Q: Our 4-year-old son prefers solitary play over play with other children. It’s been this way from early on when I began arranging play dates for him. When those really didn’t work, I enrolled him in pre-school, but that didn’t help either. If firmly instructed to do so, he will join in and “play” with other children. I put the word in quotes because he doesn’t seem to really connect. He’s very imaginative and will spend hours in his room playing quietly on his own or even boisterously with various imaginary friends. At both home and school, he’s polite, obedient and sometimes can be very talkative with his older siblings or us. Everyone agrees that he seems happy and content. He’s in pre-K now and his teacher tells us he’s at least a year ahead of most of the kids in his class. Nonetheless, his school counselor called us in the other day and suggested he might have a mild form of autism — specifically, Asperger’s syndrome. Do you think we should have him evaluated?
 
A: Obviously, your son has more going for him than against him, which is my primary reason for recommending against an evaluation — for the present, at least. Based on your description, it sounds to me as though your son is on the cusp of qualifying for a diagnosis of Asperger’s syndrome. Whether that occurred would depend on how liberally the therapist in question interpreted the diagnostic criteria.

In my estimation, those criteria (symptoms) should always be considered in light of the “big picture,” which in this case, includes the fact that your son is a happy, content, intelligent, well-behaved and imaginative little fellow who interacts well with family members — the people with whom he is most familiar. That description is more significant than his social immaturity.
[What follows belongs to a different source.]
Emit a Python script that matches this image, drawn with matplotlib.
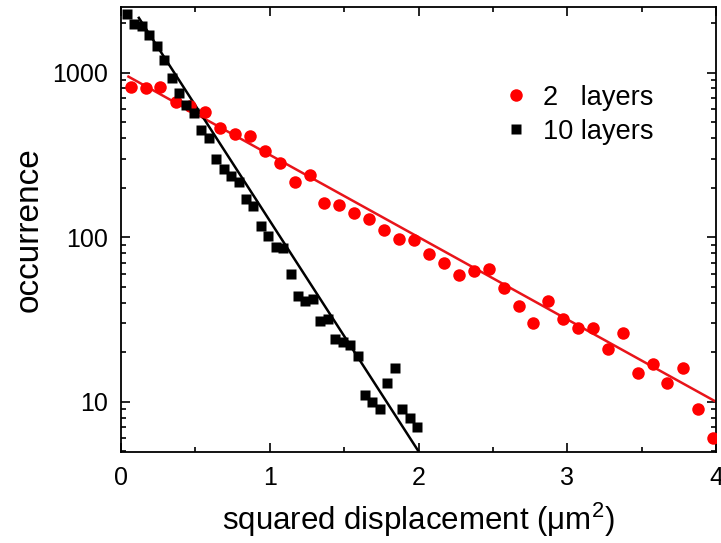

Full disclosure: I don’t think autism, in its classical form, is a mental or psychological disorder. Granted, it has psychological features — specifically, significant impairment in relationship formation and communication skills, along with obsessive preoccupation with certain topics or objects — but growing evidence points to the strong possibility of a physiological cause that has not yet been identified. I also doubt the diagnostic validity of autism spectrum disorder. In my heretical estimation (I am admittedly in the professional minority here), a so-called mild form of autism is not autism at all. Human beings are a peculiar species and one or two peculiarities, in and of themselves, do not necessarily justify a diagnosis.

We seem, collectively, to have forgotten that children are capable of being odd little creatures — some more than others. Most children eventually outgrow their oddness or learn the advisability of controlling it. For that reason, I’d hold off, for the time being, on an evaluation. At age four, the fact that a child is lagging in one developmental area is, in and of itself, no cause for alarm.

One thing is certain: If people treat a child as if he has something wrong with him, the child is likely to become convinced there is something wrong with him and begin acting accordingly. Your son is a smart, imaginative, happy little camper who, at this early point in his life, doesn’t socialize well with other children. Given the positives, I am inclined to think that the best therapy is patient guidance from the people who love him the most.